*To do*
Pull out exactly the lines from the line containing "What Plotly code" to the line containing "27.7, 15.7, 19.0, 15.2, 17.7, 17.6]", both lines included, with pictures removed from the copy.

════════════════════

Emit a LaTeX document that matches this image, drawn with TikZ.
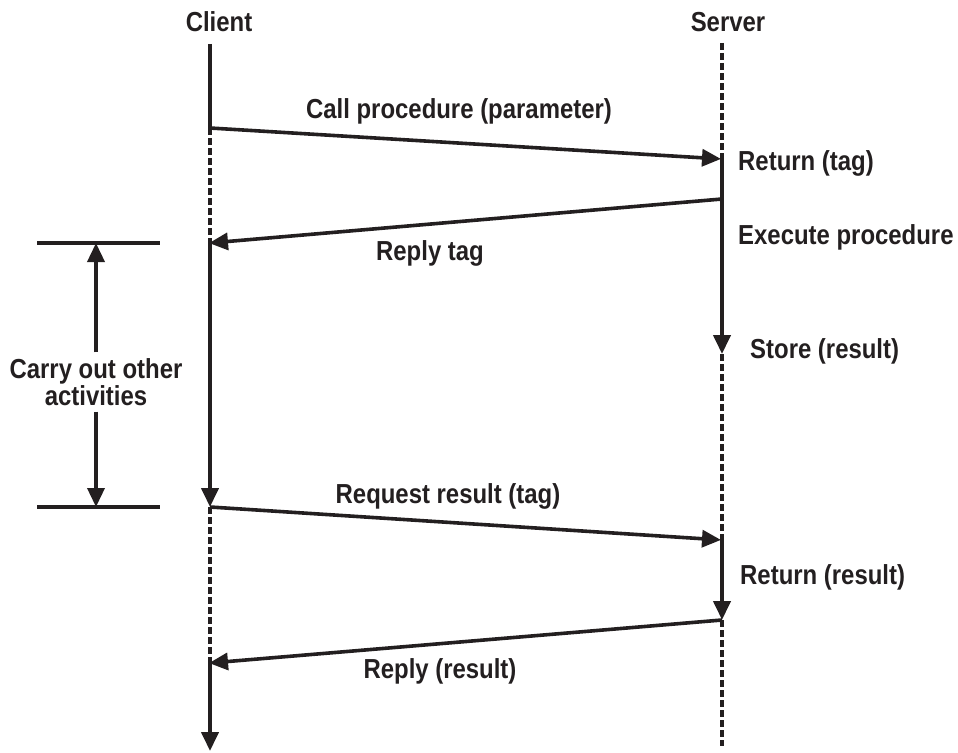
\documentclass[tikz,border=0pt]{standalone}
\usepackage{fontspec}
\newfontfamily\diagramfont[FakeStretch=0.87]{Liberation Sans}
\usetikzlibrary{arrows.meta}

\definecolor{ink}{HTML}{231F20}

\begin{document}
\begin{tikzpicture}[x=1pt, y=-1pt, ink,
    lbl/.style={font=\diagramfont\bfseries\fontsize{27.5}{21}\selectfont, inner sep=0pt},
    lifeline/.style={line width=4pt},
    idle/.style={line width=4pt, dash pattern=on 7pt off 3pt},
    msg/.style={line width=3.6pt, -{Triangle[length=19pt,width=17pt]}}]

    \useasboundingbox (0,0) rectangle (958,752);

        % Headings of the two lifelines
        \node[lbl, anchor=base] (client) at (219,32) {Client};
        \node[lbl, anchor=base] (server) at (728,32) {Server};

        % Points on the client lifeline
        \coordinate (client_top) at (210,44);
        \coordinate (client_call) at (210,128);
        \coordinate (client_tag) at (210,243);
        \coordinate (client_request) at (210,507);
        \coordinate (client_reply) at (210,663);
        \coordinate (client_end) at (210,751);

        % Points on the server lifeline
        \coordinate (server_top) at (722,43);
        \coordinate (server_call) at (722,159);
        \coordinate (server_tag) at (722,199);
        \coordinate (server_store) at (722,354);
        \coordinate (server_request) at (722,540);
        \coordinate (server_reply) at (722,620);
        \coordinate (server_end) at (722,746);

        % Client lifeline
        \draw[lifeline] (client_top) -- (client_call);
        \draw[idle] (client_call) -- (client_tag);
        \draw[msg, line width=4pt] (client_tag) -- (client_request);
        \draw[idle] (client_request) -- (client_reply);
        \draw[msg, line width=4pt] (client_reply) -- (client_end);

        % Server lifeline
        \draw[idle] (server_top) -- (server_call);
        \draw[msg, line width=4pt] (server_call) -- (server_store);
        \draw[idle] (server_store) -- (server_request);
        \draw[msg, line width=4pt] (server_request) -- (server_reply);
        \draw[idle] (server_reply) -- (server_end);

        % Messages
        \draw[msg, shorten >=1pt] (client_call) -- (server_call);
        \draw[msg, shorten >=-1pt] (server_tag) -- (client_tag);
        \draw[msg, shorten >=1pt] (client_request) -- (server_request);
        \draw[msg, shorten >=-1pt] (server_reply) -- (client_reply);

        % Message labels
        \node[lbl, anchor=base] (call_lbl) at (459,118) {Call procedure (parameter)};
        \node[lbl, anchor=base] (tag_lbl) at (430,260) {Reply tag};
        \node[lbl, anchor=base] (request_lbl) at (448,503) {Request result (tag)};
        \node[lbl, anchor=base] (reply_lbl) at (440,678) {Reply (result)};

        % Server side notes
        \node[lbl, anchor=base west] (return_tag) at (738,170) {Return (tag)};
        \node[lbl, anchor=base west] (execute) at (738,244) {Execute procedure};
        \node[lbl, anchor=base west] (store) at (750,358) {Store (result)};
        \node[lbl, anchor=base west] (return_result) at (740,584) {Return (result)};

        % Span of other activities
        \coordinate (bar_top_l) at (37,243);
        \coordinate (bar_top_r) at (160,243);
        \coordinate (bar_bot_l) at (37,507);
        \coordinate (bar_bot_r) at (160,507);
        \coordinate (bar_top) at (96,243);
        \coordinate (bar_bot) at (96,507);
        \draw[lifeline] (bar_top_l) -- (bar_top_r);
        \draw[lifeline] (bar_bot_l) -- (bar_bot_r);
        \node[lbl, align=center, inner sep=6pt] (carry) at (96,382) {Carry out other\\activities};
        \draw[msg] (carry) -- (bar_top);
        \draw[msg] (carry) -- (bar_bot);

\end{tikzpicture}
\end{document}
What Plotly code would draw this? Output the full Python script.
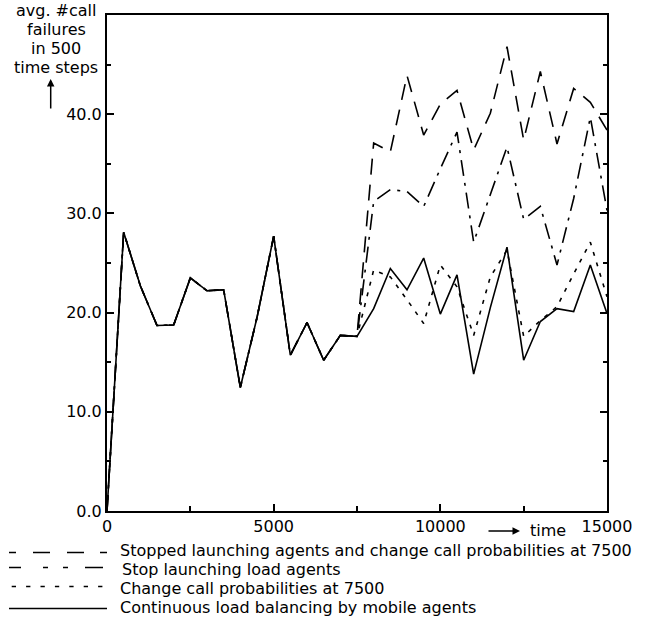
import plotly.graph_objects as go

# ---------------- data ----------------
time_steps = [i * 500 for i in range(31)]

# common part (0 .. 7500)
common = [0.0, 28.1, 22.7, 18.7, 18.75, 23.5, 22.2, 22.3, 12.45, 19.5,
          27.7, 15.7, 19.0, 15.2, 17.7, 17.6]

# after 7500 (8000 .. 15000)
stopped_and_change_tail = [37.1, 36.2, 43.9, 37.9, 41.0, 42.4, 36.4, 40.1,
                           46.8, 37.4, 44.3, 37.0, 42.6, 41.2, 38.4]
stop_launching_tail = [31.2, 32.4, 32.2, 30.7, 34.5, 38.2, 27.1, 31.9,
                       36.7, 29.4, 30.7, 24.8, 31.5, 39.7, 30.3]
change_prob_tail = [24.3, 23.6, 21.3, 18.9, 24.8, 22.6, 17.7, 23.6,
                    26.3, 17.6, 19.2, 20.6, 23.9, 27.1, 21.6]
continuous_tail = [20.4, 24.45, 22.3, 25.5, 19.85, 23.8, 13.8, 20.5,
                   26.6, 15.2, 19.1, 20.4, 20.1, 24.8, 19.9]

series_names = [
    "Stopped launching agents and change call probabilities at 7500",
    "Stop launching load agents",
    "Change call probabilities at 7500",
    "Continuous load balancing by mobile agents",
]
series_tails = [stopped_and_change_tail, stop_launching_tail,
                change_prob_tail, continuous_tail]
series_dash = ["16px,10px", "16px,7px,3px,7px", "4px,7px", "solid"]

x_tickvals = [0, 5000, 10000, 15000]
x_ticktext = ["0", "5000", "10000", "15000"]
x_minor = [2500, 7500, 12500]
y_tickvals = [0, 10, 20, 30, 40]
y_ticktext = ["0.0", "10.0", "20.0", "30.0", "40.0"]
y_minor = [5, 15, 25, 35, 45]

title_lines = ["avg. #call", "failures", "in 500", "time steps"]

# ---------------- layout helpers ----------------
W, H = 659, 617
L, R, T, B = 107, 607, 15, 511  # plot area in pixels
FONT = "DejaVu Sans, Liberation Sans, Arial, sans-serif"
FS = 16


def px(xp):
    return (xp - L) / (R - L)


def py(yp):
    return (B - yp) / (B - T)


fig = go.Figure()
for name, tail, dash in zip(series_names, series_tails, series_dash):
    fig.add_trace(go.Scatter(
        x=time_steps, y=common + tail, mode="lines", name=name,
        line=dict(color="black", width=1.6, dash=dash),
        showlegend=False, hoverinfo="skip"))

annotations = []
shapes = []

# y-axis title lines
title_centers = [10.5, 29.5, 48.5, 67.5]
for txt, yc in zip(title_lines, title_centers):
    annotations.append(dict(text=txt, x=px(56), y=py(yc), xref="paper", yref="paper",
                            xanchor="center", yanchor="middle", showarrow=False,
                            font=dict(family=FONT, size=FS, color="black")))
# up arrow
annotations.append(dict(text="", x=px(50.7), y=py(79), xref="paper", yref="paper",
                        ax=0, ay=31, showarrow=True, arrowhead=2, arrowsize=1,
                        arrowwidth=1.5, arrowcolor="black"))
# time arrow + label
annotations.append(dict(text="", x=px(520), y=py(531), xref="paper", yref="paper",
                        ax=-33, ay=0, showarrow=True, arrowhead=2, arrowsize=1,
                        arrowwidth=1.5, arrowcolor="black"))
annotations.append(dict(text="time", x=px(528), y=py(530), xref="paper", yref="paper",
                        xanchor="left", yanchor="middle", showarrow=False,
                        font=dict(family=FONT, size=FS, color="black")))

# legend (drawn manually)
leg_line_y = [552.5, 567.5, 586.5, 608.5]
leg_text_y = [550.8, 569.6, 588.4, 607.2]
leg_text_x = [118, 120, 118, 118]
leg_dash = ["7px,17px,17px,17px,17px,16px,17px",
            "12px,22px,5px,15px,5px,17px,18px",
            "0px,2.7px,4.3px,7.4px",
            "solid"]
for name, ly, ty, tx, dash in zip(series_names, leg_line_y, leg_text_y, leg_text_x, leg_dash):
    shapes.append(dict(type="line", xref="paper", yref="paper",
                       x0=px(9), x1=px(107), y0=py(ly), y1=py(ly),
                       line=dict(color="black", width=1.6, dash=dash)))
    annotations.append(dict(text=name, x=px(tx), y=py(ty), xref="paper", yref="paper",
                            xanchor="left", yanchor="middle", showarrow=False,
                            font=dict(family=FONT, size=FS, color="black")))

fig.update_layout(
    width=W, height=H,
    margin=dict(l=L, r=W - R, t=T, b=H - B),
    paper_bgcolor="white", plot_bgcolor="white",
    font=dict(family=FONT, size=FS, color="black"),
    showlegend=False,
    annotations=annotations,
    shapes=shapes,
    xaxis=dict(range=[0, 15000], showline=True, linecolor="black", linewidth=2,
               mirror=True, ticks="inside", ticklen=7, tickwidth=1.5, tickcolor="black",
               tickmode="array", tickvals=x_tickvals, ticktext=x_ticktext,
               minor=dict(ticks="inside", ticklen=5, tickwidth=1.5, tickcolor="black",
                          tickmode="array", tickvals=x_minor),
               showgrid=False, zeroline=False,
               tickfont=dict(family=FONT, size=FS, color="black")),
    yaxis=dict(range=[0, 50], showline=True, linecolor="black", linewidth=2,
               mirror="ticks", ticks="inside", ticklen=7, tickwidth=1.5, tickcolor="black",
               tickmode="array", tickvals=y_tickvals, ticktext=y_ticktext,
               minor=dict(ticks="inside", ticklen=4, tickwidth=1.5, tickcolor="black",
                          tickmode="array", tickvals=y_minor),
               showgrid=False, zeroline=False,
               tickfont=dict(family=FONT, size=FS, color="black")),
)

fig.write_html("out.html")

════════════════════

*Answer to this task*
What Plotly code would draw this? Output the full Python script.
import plotly.graph_objects as go

# ---------------- data ----------------
time_steps = [i * 500 for i in range(31)]

# common part (0 .. 7500)
common = [0.0, 28.1, 22.7, 18.7, 18.75, 23.5, 22.2, 22.3, 12.45, 19.5,
          27.7, 15.7, 19.0, 15.2, 17.7, 17.6]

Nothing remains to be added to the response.